Cameroon: North-West and South-West Crisis Situation Report No. 11 - As of 30 September 2019

This report is produced by OCHA Cameroon in collaboration with humanitarian partners. It covers the period from 1 – 30 September 2019. The next report will be issued in November.

HIGHLIGHTS

• The three-week extended lockdown in late August and early September greatly hampered the delivery of humanitarian assistance.

• Since January 2019 a total of 10,575 conflict affected children (5,040 girls; 5,535 boys) have had improved access to learning through psychosocial support and access to non-formal learning. More than 950,000 conflict affected children need psychosocial support.

• 122,607 people in the North-West and South-West (NWSW) regions received food and livelihood assistance from WFP and FAO.

• Almost four metrics tons of food commodities were destroyed by parties to the conflict in NWSW regions.

• 549 protection incidents were registered in September. 28.6% of incidents are related to the destruction of houses.

• Less than 40% of people in need have received standard shelter kits.
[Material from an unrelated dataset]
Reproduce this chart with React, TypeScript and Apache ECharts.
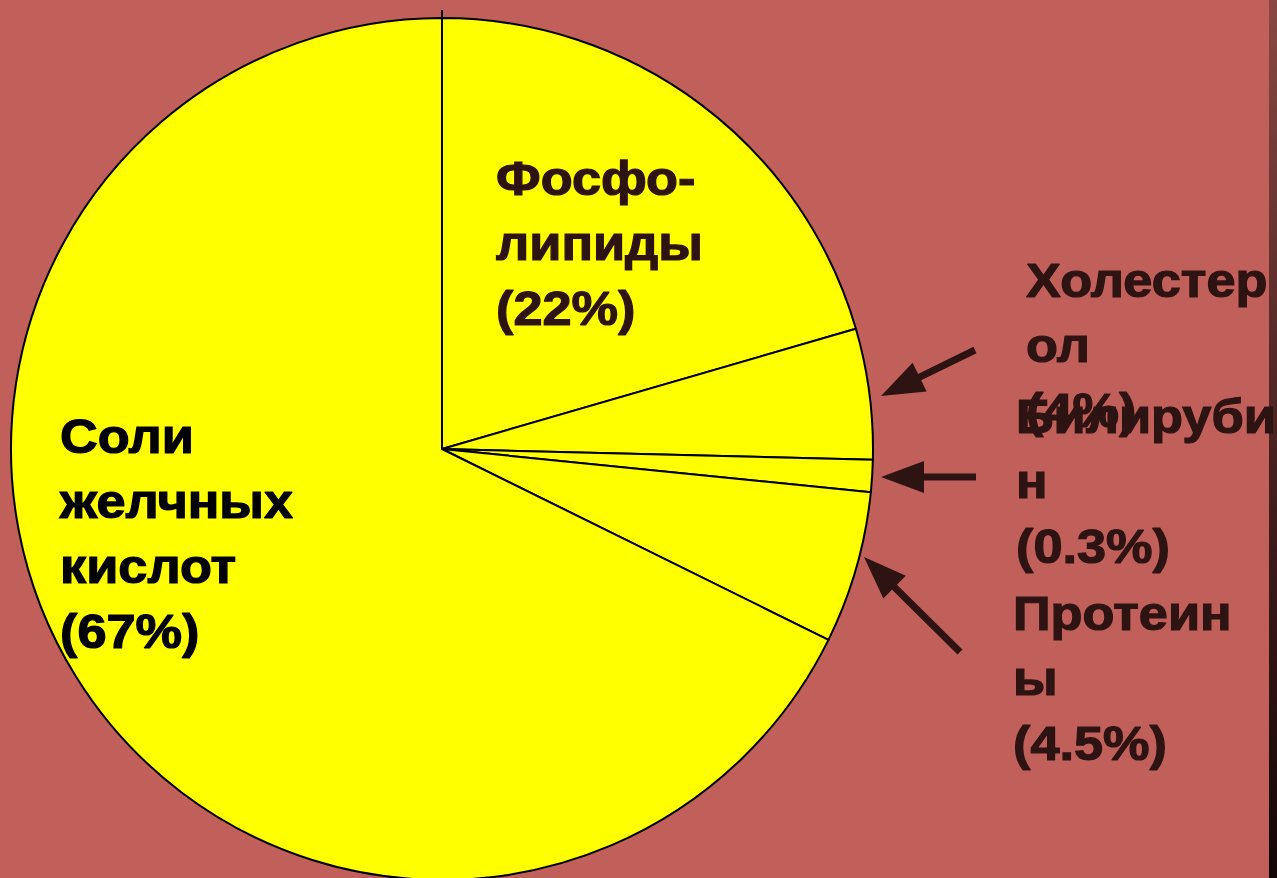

• Due to lack of funding, the WASH Cluster has reached only 37% of the HRP 2019 target as of September.

1.3M People in need

820K Targeted for assistance

530K internally displaced

376K Members of Host communities in need

330K Other people in need 315K People in extreme food insecurity

SITUATION OVERVIEW

Humanitarian

The humanitarian situation in the North-West and South-West (NWSW) regions of Cameroon continues to deteriorate with serious protection incidents including excessive recurrent violence towards civilians by all parties to the conflict.
Displacement of civilians both within NWSW and to other regions continues. Impunity for crimes and acts of violence against civilians throughout the NWSW is a hallmark of the crisis.

Humanitarian access to persons in need throughout NWSW continues to be a challenge as humanitarian supplies have been destroyed or blocked by both parties to the conflict. Humanitarian personnel continue to face increasing levels of risk when providing assistance.

Political

On 10 September 2019, the President of Cameroon announced a grand national dialogue to discuss issues relating to the crisis in the NWSW. The dialogue took place from 30 September to 4 October 2019. Chaired by the Prime Minister, the dialogue gathered political leaders, members of the diaspora, armed groups, representatives of civil society organizations, the army as well as religious and traditional authorities. Although the call for a dialogue was welcomed by the international community, separatist leaders, non-state armed groups (NSAG) and many anglophone representatives rejected it based on the perception that it was not neutral. They instead advocated for a dialogue focused exclusively on the NWSW crisis, in a neutral country, mediated by a neutral institution. From 20 to 22 September, separatist leaders, mostly in the diaspora met in Switzerland. They declared their non-participation in the national dialogue called by the Government of Cameroon and expressed their commitment to a negotiated resolution of the crisis. The Interim Government of Ambazonia (IG) wrote an open letter to the United Nations Humanitarian Coordinator in Cameroon welcoming UN intervention in the NWSW and requesting the Humanitarian Coordination Office to continue its activities.
The call for a national dialogue came after the social and economic life of the affected regions had been further crippled by a three-week lockdown called by NSAGs, observed until 13 September.

Security

Security continues to deteriorate in the NWSW. Attacks on civilians, humanitarian supplies and personnel are on the rise.
On 2 September, gunmen shot at an ambulance of the Archdiocese of Bamenda at Akum, Mezam division and there was another incident on 28 September when NSAGs burnt a truck carrying WFP aid supplies in Bambili, Mezam division.
Three female students from the Catholic school at Ngongham were reportedly kidnapped by suspected NSAGs while they were heading to school. Government security forces continue to be associated with attacks against civilians and burning and looting of villages.